‘Stendhalazos’ veraniegos 3: el Nido del Tigre, en el escenario más grandioso del Himalaya
Los orígenes de este templo de Bután datan del siglo IX, cuando el gurú Padmasambhava llegó al lugar, a más de 3.000 metros de altura, a lomos de una tigresa para expandir el budismo. Ahora, Taktshang se ha convertido en un destino fetiche para cualquier viajero
Existe un momento en todo viaje a Bután que queda grabado para siempre en la retina. Ocurre cuando, después de más de dos horas de ascenso a pie, primero por una pista de tierra entre bosques de coníferas y, más tarde, por una senda entre acantilados, se llega a un pequeño mirador envuelto en banderas de oración y ves por primera vez, allá enfrente, colgado del abismo, el Taktshang, el Nido del Tigre, uno de los monasterios más escenográficos del Himalaya.
Por más fotos que hagas (y todos hacemos muchas) es imposible captar en unos millones de píxeles la grandiosidad de la escena. Los edificios de mampostería pintados de blanco, con la tradicional franja roja a lo largo de las paredes superiores, típicos de la arquitectura religiosa butanesa, con sus techos de filigranas y colores dorados, se agarran como lapas a la exigua repisa de un acantilado que cae en vertical unos 700 metros, cortados a pico. Como un trapecista sin vértigo que se burlara del abismo. La densa vegetación, la niebla que envuelve la escena a primera hora la montaña, la cascada de agua que se precipita por la pared, el sonido de las ruedas de oración…. todo parece colocado a propósito para dejarte sin aliento y comprender que acabas de llegar a uno de esos sitios capaces de provocarte un síncope de tanta belleza.
El santuario actual data del siglo XVII, pero el culto en la zona empezó, al menos, en el siglo IX, cuando el gran gurú budista Padmasambhava, introductor del budismo Vajrayana en el Tíbet, y, por tanto, en Bután, llegó a este conjunto de grutas montado en una tigresa (de ahí el nombre) para meditar e instruir a sus seguidores. El predicador, que en el país es conocido como gurú Rinpoche y se le venera como un segundo Buda, emergió de este lugar en ocho encarnaciones. En 1692 se amplió el monasterio, que ya era uno de los grandes centros de peregrinación de esta zona del Himalaya, y se construyeron los cuatro templos que ahora se ven, unidos por escalinatas. Siempre han estado habitados y cuidados por monjes budistas.

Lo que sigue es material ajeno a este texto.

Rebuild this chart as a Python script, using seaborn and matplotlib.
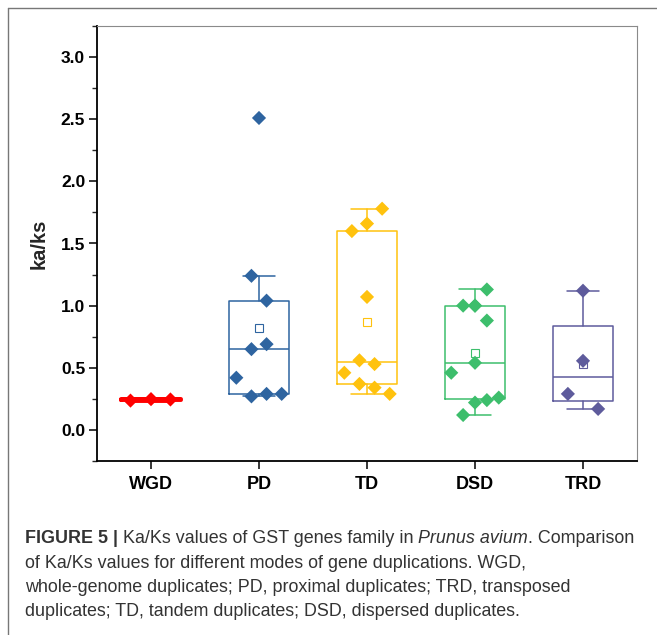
import numpy as np
import pandas as pd
import seaborn as sns
import matplotlib.pyplot as plt
from matplotlib.lines import Line2D

sns.set_theme(style='ticks')
plt.rcParams['font.family'] = ['Liberation Sans', 'DejaVu Sans']

modes  = ['WGD',     'PD',      'TD',      'DSD',     'TRD']
colors = ['#FF0000', '#2E64A0', '#FFC20E', '#3DBE6C', '#5E5B9C']

# Ka/Ks values
wgd = [0.236, 0.248, 0.245]
pd_vals = [2.51, 1.24, 1.04, 0.69, 0.65, 0.42, 0.29, 0.29, 0.27]
td  = [1.78, 1.66, 1.60, 1.07, 0.56, 0.53, 0.46, 0.37, 0.34, 0.29]
dsd = [1.13, 1.00, 1.00, 1.00, 0.88, 0.54, 0.46, 0.26, 0.24, 0.22, 0.12]
trd = [1.12, 0.556, 0.29, 0.169]

# horizontal spread of the dots inside each box (fraction of a category)
wgd_jit = [-0.19, 0.0, 0.18]
pd_jit  = [0.0, -0.07, 0.07, 0.07, -0.07, -0.21, 0.07, 0.21, -0.07]
td_jit  = [0.14, 0.0, -0.14, 0.0, -0.07, 0.07, -0.21, -0.07, 0.07, 0.21]
dsd_jit = [0.11, -0.11, 0.0, 0.0, 0.11, 0.0, -0.22, 0.22, 0.11, 0.0, -0.11]
trd_jit = [0.0, 0.0, -0.14, 0.14]

groups = [wgd, pd_vals, td, dsd, trd]
jits = [wgd_jit, pd_jit, td_jit, dsd_jit, trd_jit]


def box_stats(vals, label):
    '''Origin style box: Tukey hinges, 1.5 IQR whiskers'''
    v = np.sort(np.asarray(vals, dtype=float))
    n = len(v)
    half = (n + 1) // 2
    q1, q3 = np.median(v[:half]), np.median(v[n - half:])
    iqr = q3 - q1
    lo = v[v >= q1 - 1.5 * iqr].min()
    hi = v[v <= q3 + 1.5 * iqr].max()
    return dict(label=label, med=np.median(v), q1=q1, q3=q3, whislo=lo,
                whishi=hi, mean=v.mean(), fliers=[])


rows = []
for i, (m, vals, jit) in enumerate(zip(modes, groups, jits)):
    for v, j in zip(vals, jit):
        rows.append({'mode': m, 'value': v, 'pos': i + j})
df = pd.DataFrame(rows)

fig = plt.figure(figsize=(6.57, 6.35), dpi=100)
W, H = 657, 635
ax = fig.add_axes([97 / W, 1 - 461 / H, 540 / W, 435 / H])

for i, (m, vals, c) in enumerate(zip(modes, groups, colors)):
    st = box_stats(vals, m)
    flat = m == 'WGD'   # the WGD box collapses to a thick line
    lw = 2.8 if flat else 1.1
    ax.bxp([st], positions=[i], widths=0.56, capwidths=0.29, showmeans=not flat,
           showfliers=False,
           boxprops=dict(color=c, linewidth=lw),
           whiskerprops=dict(color=c, linewidth=1.1),
           capprops=dict(color=c, linewidth=lw),
           medianprops=dict(color=c, linewidth=lw),
           meanprops=dict(marker='s', markerfacecolor='white', markeredgecolor=c,
                          markersize=6.3, markeredgewidth=0.8))

sns.scatterplot(data=df, x='pos', y='value', hue='mode', hue_order=modes,
                palette=dict(zip(modes, colors)), marker='D', s=52,
                edgecolor='none', legend=False, ax=ax, zorder=3)

ax.set_xlim(-0.5, 4.5)
ax.set_ylim(-0.25, 3.25)
ax.set_xticks(range(len(modes)))
ax.set_xticklabels(modes, fontsize=13, fontweight='bold')
yt = np.arange(0, 3.01, 0.5)
ax.set_yticks(yt)
ax.set_yticklabels([f'{y:.1f}' for y in yt], fontsize=12.5, fontweight='bold')
ax.set_yticks(np.arange(-0.25, 3.26, 0.25), minor=True)
ax.set_xlabel('')
ax.set_ylabel('ka/ks', fontsize=14.5, fontweight='bold', labelpad=9)
ax.tick_params(axis='both', which='major', direction='out', length=5.5, width=1.1,
               pad=3, color='black', labelcolor='black')
ax.tick_params(axis='x', which='major', pad=5)
ax.tick_params(axis='y', which='minor', direction='out', length=3.5, width=1.0)
for s in ['left', 'bottom']:
    ax.spines[s].set_color('black')
    ax.spines[s].set_linewidth(1.3)
for s in ['top', 'right']:
    ax.spines[s].set_color('#8a8a8a')
    ax.spines[s].set_linewidth(0.8)

# outer frame of the figure panel
fig.add_artist(Line2D([8 / W, 1], [1 - 8 / H, 1 - 8 / H], color='#777777', lw=1))
fig.add_artist(Line2D([8 / W, 8 / W], [0, 1 - 8 / H], color='#777777', lw=1))

# caption
cap_size = 12.9
lines = [
    [('FIGURE 5 |', dict(fontweight='bold')),
     (' Ka/Ks values of GST genes family in ', {}),
     ('Prunus avium', dict(style='italic')),
     ('. Comparison', {})],
    [('of Ka/Ks values for different modes of gene duplications. WGD,', {})],
    [('whole-genome duplicates; PD, proximal duplicates; TRD, transposed', {})],
    [('duplicates; TD, tandem duplicates; DSD, dispersed duplicates.', {})],
]
baselines = [543, 568, 592, 616]
renderer = fig.canvas.get_renderer()
for pieces, yb in zip(lines, baselines):
    x = 25
    for txt, kw in pieces:
        t = fig.text(x / W, 1 - yb / H, txt, fontsize=cap_size, va='baseline',
                     ha='left', color='#333333', **kw)
        x = t.get_window_extent(renderer=renderer).x1

fig.savefig('out.png', dpi=100)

El Nido del Tigre está a unos 10 kilómetros al norte de la ciudad de Paro, a más de 3.100 metros de altitud (no hay que extrañarse, por tanto, si se jadea o uno cree que le falta aire en la subida; es por la altitud). Se accede en coche hasta la base de la pared y, desde allí, hay que proseguir andando (también se puede alquilar un caballo para la primera mitad del recorrido). Una vez en la cafetería-restaurante que aparece a mitad de camino, ya solo se puede proseguir a pie. Pese a lo escarpado del lugar ―desde abajo uno llega a pensar que es imposible subir por allí a no ser que seas un avezado alpinista―, el ascenso es muy cómodo y no produce vértigo en ninguna ocasión: la senda está perfectamente equipada con escalones y pasamanos quitamiedos.
La recompensa justifica el esfuerzo: el Nido del Tigre es uno de esos destinos fetiche para cualquier viajero. Un lugar a la altura de Machu Picchu o Angkor, donde se siente la fuerza telúrica que emana de la creación conjunta del hombre y de la naturaleza. Uno de los lugares sagrados que hay que visitar al menos una vez en la vida.
Tercera entrega de esta serie de verano en la que recuerdo lugares cuya belleza me produjo el síndrome de Stendhal, una enfermedad del Romanticismo muy diagnosticada también en turistas modernos.